Proving the Business Case for the Internet of Things

Microsoft helps fight sudden infant death syndrome

Steve Rogerson
June 20, 2017

Microsoft is using big data analytics to help researchers fighting sudden infant death syndrome. Its scientists volunteered hundreds of hours to create a free medical research tool to drive breakthroughs addressing the leading cause in the USA of infant mortality.
Data scientists from Microsoft donated the research tool to Seattle Children's Research Institute, one of the top five paediatric research centres in the USA, and will make it available to researchers worldwide. They hope to help those working to solve one of the world's biggest medical mysteries, sudden infant death syndrome (SIDS).
SIDS is a leading cause of death among children from one to 12 months old. Approximately 4000 infants in the USA die each year from sudden unexpected infant deaths (SUID), which includes SIDS. There has been no significant drop in such deaths since the mid-1990s.
A co-worker's loss of a son to SIDS inspired the team of data scientists to contribute hundreds of volunteer hours to create the research tool.
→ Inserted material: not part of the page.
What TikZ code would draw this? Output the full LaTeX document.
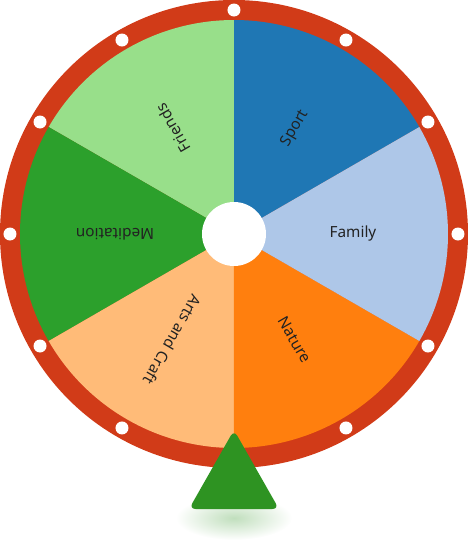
\documentclass[tikz,border=0pt]{standalone}
\usepackage{fontspec}
\setmainfont{Noto Sans}
\usepackage{tikz}
\usetikzlibrary{positioning}
\definecolor{RimRed}{HTML}{D13B18}
\definecolor{SportBlue}{HTML}{1F77B4}
\definecolor{FamilyBlue}{HTML}{AEC7E8}
\definecolor{NatureOrange}{HTML}{FF7F0E}
\definecolor{ArtsPeach}{HTML}{FFBB78}
\definecolor{MeditationGreen}{HTML}{2CA02C}
\definecolor{FriendsGreen}{HTML}{98DF8A}
\definecolor{PointerGreen}{HTML}{2E9322}
\definecolor{LabelGray}{HTML}{222222}

\begin{document}
\begin{tikzpicture}[x=0.75pt, y=0.75pt, every node/.style={font=\fontsize{11.5}{13}\selectfont, text=LabelGray}]
\tikzset{rimdot/.style={fill=white}}
\tikzset{hubdisc/.style={circle, fill=white, minimum size=48pt, inner sep=0pt}}
\useasboundingbox (-234,-317) rectangle (236,234);
% rim
\fill[RimRed] (0,0) circle (234);
% segments
\foreach \a/\c in {30/SportBlue, 90/FriendsGreen, 150/MeditationGreen, 210/ArtsPeach, 270/NatureOrange, 330/FamilyBlue}
  \fill[\c] (0,0) -- (\a:214) arc (\a:\a+60:214) -- cycle;
% dots on the rim
\foreach \d in {0,30,...,240,300,330}
  \fill[rimdot] (\d:224) circle (6.5);
\node[hubdisc] (hub) at (0,0) {};
% labels
\node[rotate=60] (sport) at (60:122) {Sport};
\node (family) at (0:119) {Family};
\node[rotate=-60] (nature) at (-60:122) {Nature};
\node[rotate=240] (arts) at (240:122) {Arts and Craft};
\node[rotate=180] (meditation) at (180:119) {Meditation};
\node[rotate=120] (friends) at (120:122) {Friends};
% pointer
\shade[inner color=PointerGreen!30, outer color=white] (0,-284) ellipse (58 and 22);
\fill[PointerGreen, rounded corners=5pt] (0,-275) -- (45,-275) -- (0,-196) -- (-45,-275) -- cycle;
\end{tikzpicture}
\end{document}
John Kahan, Microsoft general manager for customer data and analytics, turned his focus to fighting SIDS after he and his wife, Heather, lost their only son, Aaron, 13 years ago.
"My mission is to ensure that no parent experiences the pain of losing a child to SIDS, or worry that their child may be next," Kahan said. "I am incredibly moved and grateful to my team for volunteering their personal time to create this tool for SIDS research."
Kahan added that his larger data science team had also spent hundreds of hours outside this project raising money for SIDS research.
The team set out to enable researchers without deep technology skills to use big data the same way the world's top technology companies do, to identify more quickly the causes of SIDS and develop preventive measures. Kahan's team accessed publicly available data from the US Centers for Disease Control & Prevention (CDC), including information on 29 million births and over 27,000 sudden and unexplained infant deaths from 2004 to 2010. They created several machine learning and statistical models, which run on Microsoft Azure, to interpret and crunch massive amounts of data.
The data are displayed visually on Microsoft’s Power BI business analytics service, allowing researchers to click on thousands of combinations of factors, such as the child's birth order, the parents' ages and the level of pre-natal care a mother received, and see how those factors might be connected. Those connections, or correlations, can be key: in the early 1990s, when sleeping position was found to be correlated with SIDS, new guidance for parents significantly reduced infant deaths.
The technology passed an early and important milestone test late last year, verifying correlations with SIDS already discovered by researchers. In addition, new correlations identified by the tool have been provided to Seattle Children's, where paediatric researchers will use scientific processes to see if they point to areas of further study.
"The potential of this tool to aid medical research and open new areas of exploration in identifying SIDS risk factors is both impactful and tremendously encouraging," said Nino Ramirez, director of the Center for Integrative Brain Research at Seattle Children's Research Institute, after seeing a demonstration of the system in November. "I am even more amazed by the potential research implications this tool could have for other sudden death disorders like obstructive sleep apnoea, epilepsy and mitochondrial diseases. Exploring the data visually through Power BI could provide novel insights and inspire research into any one of these disorders."
Kahan's team focused on potentially breakthrough research on SIDS at Seattle Children's, including the work of Daniel Rubens, an anaesthesiologist and nationally recognised SIDS researcher, who found a strong connection between SIDS and an abnormality in the inner ear.
"This team at Microsoft can help us analyse epidemiological data in ways that were not available before, and to then ask questions and put pieces together in a way we haven't been able to previously," Rubens said.
Microsoft Philanthropies donated Azure cloud services to Seattle Children's to power the technology.
"Breakthroughs in SIDS research stand to save thousands of young lives each year while providing a degree of comfort for the millions of parents who worry about it in an infant's first year," said Mary Snapp, corporate vice president and head of Microsoft Philanthropies. "We believe cloud services can help unlock the secrets held by SIDS data and provide new insights for the scientists working to identify the causes of, and put an end to, SIDS."
Kahan's team is working with Rutgers Robert Wood Johnson Medical School and Seattle Children's to develop protocols for other researchers to access the tool for research.